**What is needed:**
Across the entries below, how many lines contain the string "Write"? Give only the count.

━━━ Information provided ━━━

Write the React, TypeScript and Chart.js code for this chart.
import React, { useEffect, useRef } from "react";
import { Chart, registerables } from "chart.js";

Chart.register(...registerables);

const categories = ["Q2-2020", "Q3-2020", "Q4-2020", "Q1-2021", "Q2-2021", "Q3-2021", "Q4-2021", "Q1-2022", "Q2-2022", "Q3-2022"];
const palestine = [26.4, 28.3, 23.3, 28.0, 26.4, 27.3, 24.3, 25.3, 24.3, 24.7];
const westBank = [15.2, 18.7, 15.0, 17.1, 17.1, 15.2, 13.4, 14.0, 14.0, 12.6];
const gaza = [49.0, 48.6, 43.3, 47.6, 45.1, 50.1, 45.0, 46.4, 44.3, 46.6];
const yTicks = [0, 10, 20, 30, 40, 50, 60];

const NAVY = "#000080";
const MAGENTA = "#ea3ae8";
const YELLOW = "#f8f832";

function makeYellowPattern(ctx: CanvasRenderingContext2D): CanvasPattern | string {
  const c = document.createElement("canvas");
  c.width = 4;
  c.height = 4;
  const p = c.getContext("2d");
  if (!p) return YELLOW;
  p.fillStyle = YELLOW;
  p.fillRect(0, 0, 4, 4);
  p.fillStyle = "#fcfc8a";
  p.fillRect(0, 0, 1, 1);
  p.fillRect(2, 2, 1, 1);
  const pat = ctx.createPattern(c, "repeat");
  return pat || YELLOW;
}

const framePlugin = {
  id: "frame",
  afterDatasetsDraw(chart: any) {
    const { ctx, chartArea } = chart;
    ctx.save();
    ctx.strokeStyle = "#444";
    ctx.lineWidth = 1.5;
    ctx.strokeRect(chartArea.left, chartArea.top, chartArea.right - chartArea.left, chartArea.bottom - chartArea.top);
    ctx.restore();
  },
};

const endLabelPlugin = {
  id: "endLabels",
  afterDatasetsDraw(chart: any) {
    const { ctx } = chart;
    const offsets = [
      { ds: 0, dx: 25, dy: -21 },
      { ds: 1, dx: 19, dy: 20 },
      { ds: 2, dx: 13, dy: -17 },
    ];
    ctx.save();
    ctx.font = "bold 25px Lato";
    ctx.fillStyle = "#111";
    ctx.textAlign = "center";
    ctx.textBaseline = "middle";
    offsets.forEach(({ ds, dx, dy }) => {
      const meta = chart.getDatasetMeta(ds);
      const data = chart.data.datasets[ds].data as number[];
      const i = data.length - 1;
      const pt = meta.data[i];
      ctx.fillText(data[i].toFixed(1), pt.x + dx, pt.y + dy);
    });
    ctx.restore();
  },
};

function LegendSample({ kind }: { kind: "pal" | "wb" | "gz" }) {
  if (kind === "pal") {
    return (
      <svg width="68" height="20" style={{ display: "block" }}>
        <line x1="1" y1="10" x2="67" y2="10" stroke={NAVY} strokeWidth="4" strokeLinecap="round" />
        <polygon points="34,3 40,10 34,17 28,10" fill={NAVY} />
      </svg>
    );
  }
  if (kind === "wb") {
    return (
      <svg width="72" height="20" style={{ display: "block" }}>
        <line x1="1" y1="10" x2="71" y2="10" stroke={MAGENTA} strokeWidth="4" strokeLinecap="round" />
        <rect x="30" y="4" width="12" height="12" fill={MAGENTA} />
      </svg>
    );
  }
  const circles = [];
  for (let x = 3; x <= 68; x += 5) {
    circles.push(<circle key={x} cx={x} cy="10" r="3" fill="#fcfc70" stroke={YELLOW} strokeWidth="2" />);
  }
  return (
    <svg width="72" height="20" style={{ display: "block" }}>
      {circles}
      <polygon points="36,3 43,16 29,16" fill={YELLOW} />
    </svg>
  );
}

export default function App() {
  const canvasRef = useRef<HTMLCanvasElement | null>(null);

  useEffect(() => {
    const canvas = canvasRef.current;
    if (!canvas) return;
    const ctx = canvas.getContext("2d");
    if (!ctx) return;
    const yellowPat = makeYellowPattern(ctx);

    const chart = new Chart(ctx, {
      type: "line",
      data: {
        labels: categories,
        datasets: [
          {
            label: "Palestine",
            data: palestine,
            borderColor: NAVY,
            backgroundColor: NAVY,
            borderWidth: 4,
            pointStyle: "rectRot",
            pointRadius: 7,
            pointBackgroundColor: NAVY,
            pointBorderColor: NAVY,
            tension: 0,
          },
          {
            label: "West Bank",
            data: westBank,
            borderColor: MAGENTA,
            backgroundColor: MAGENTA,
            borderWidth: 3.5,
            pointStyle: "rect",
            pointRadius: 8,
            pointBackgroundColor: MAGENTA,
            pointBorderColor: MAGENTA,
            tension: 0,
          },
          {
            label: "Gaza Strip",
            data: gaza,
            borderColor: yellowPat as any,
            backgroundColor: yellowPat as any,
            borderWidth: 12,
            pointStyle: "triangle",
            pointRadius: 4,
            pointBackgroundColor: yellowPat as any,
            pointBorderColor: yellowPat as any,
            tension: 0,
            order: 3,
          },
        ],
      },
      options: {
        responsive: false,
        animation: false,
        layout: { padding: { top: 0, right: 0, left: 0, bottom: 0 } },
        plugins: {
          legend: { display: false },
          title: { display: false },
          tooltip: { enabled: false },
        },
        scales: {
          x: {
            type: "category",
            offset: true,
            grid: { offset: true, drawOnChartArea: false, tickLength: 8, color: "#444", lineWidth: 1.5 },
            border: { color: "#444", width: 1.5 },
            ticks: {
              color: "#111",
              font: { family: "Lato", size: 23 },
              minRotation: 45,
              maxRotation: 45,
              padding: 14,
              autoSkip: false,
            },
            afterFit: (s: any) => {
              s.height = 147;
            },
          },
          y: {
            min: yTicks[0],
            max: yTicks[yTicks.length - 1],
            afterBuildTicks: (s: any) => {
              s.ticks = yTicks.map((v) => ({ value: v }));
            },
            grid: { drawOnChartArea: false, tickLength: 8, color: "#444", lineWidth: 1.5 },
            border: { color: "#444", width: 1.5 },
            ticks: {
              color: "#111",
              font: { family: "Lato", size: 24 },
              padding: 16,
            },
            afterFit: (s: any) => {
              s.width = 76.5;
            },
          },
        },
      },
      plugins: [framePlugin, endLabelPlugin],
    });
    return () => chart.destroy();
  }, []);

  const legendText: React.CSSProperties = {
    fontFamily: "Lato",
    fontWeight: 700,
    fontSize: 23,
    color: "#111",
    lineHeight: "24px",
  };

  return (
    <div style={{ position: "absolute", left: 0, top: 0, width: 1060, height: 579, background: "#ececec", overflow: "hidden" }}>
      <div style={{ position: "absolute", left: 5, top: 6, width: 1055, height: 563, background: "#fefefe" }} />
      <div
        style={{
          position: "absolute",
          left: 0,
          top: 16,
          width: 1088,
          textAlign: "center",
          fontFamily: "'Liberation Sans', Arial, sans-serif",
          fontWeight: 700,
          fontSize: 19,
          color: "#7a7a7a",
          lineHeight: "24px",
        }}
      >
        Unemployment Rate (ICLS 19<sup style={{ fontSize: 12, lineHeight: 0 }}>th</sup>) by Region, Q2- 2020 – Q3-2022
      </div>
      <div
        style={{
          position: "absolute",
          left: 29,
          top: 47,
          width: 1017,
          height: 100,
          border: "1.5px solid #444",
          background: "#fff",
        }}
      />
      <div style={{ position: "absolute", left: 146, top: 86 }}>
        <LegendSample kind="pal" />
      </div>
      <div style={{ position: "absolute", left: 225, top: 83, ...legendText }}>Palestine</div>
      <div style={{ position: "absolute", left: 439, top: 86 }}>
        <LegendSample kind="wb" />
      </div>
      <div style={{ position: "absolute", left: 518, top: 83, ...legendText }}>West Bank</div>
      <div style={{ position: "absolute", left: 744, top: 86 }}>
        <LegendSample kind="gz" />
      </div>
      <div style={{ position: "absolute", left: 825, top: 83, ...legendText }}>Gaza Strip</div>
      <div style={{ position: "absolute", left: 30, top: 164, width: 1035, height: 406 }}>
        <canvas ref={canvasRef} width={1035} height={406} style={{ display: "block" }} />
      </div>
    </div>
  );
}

━━━
━━━ Information provided ━━━

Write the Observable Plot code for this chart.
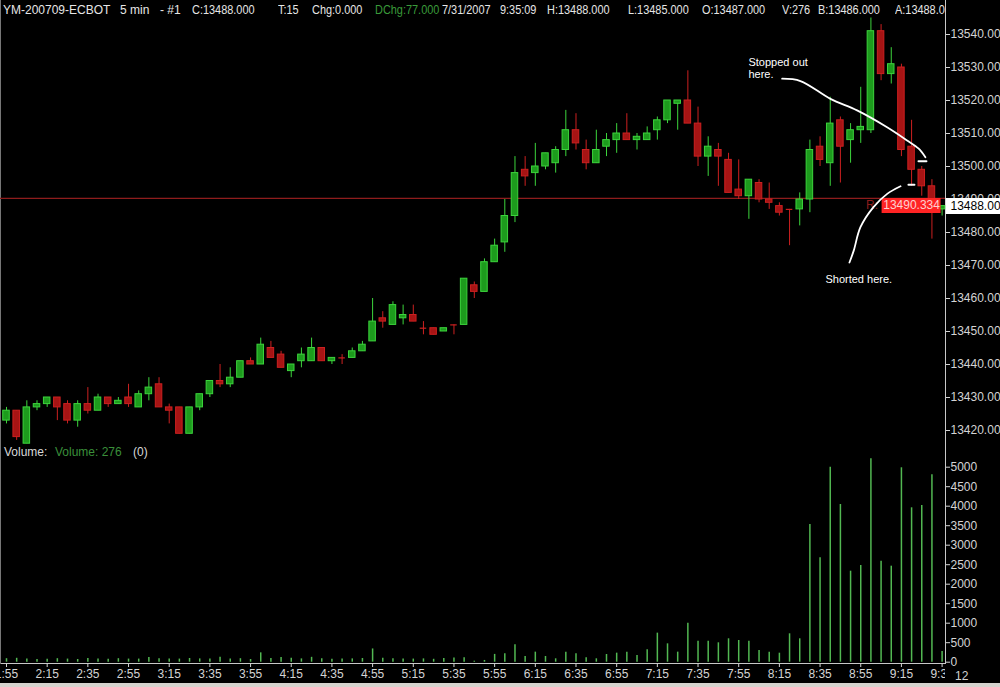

━━━

**Reply:**
2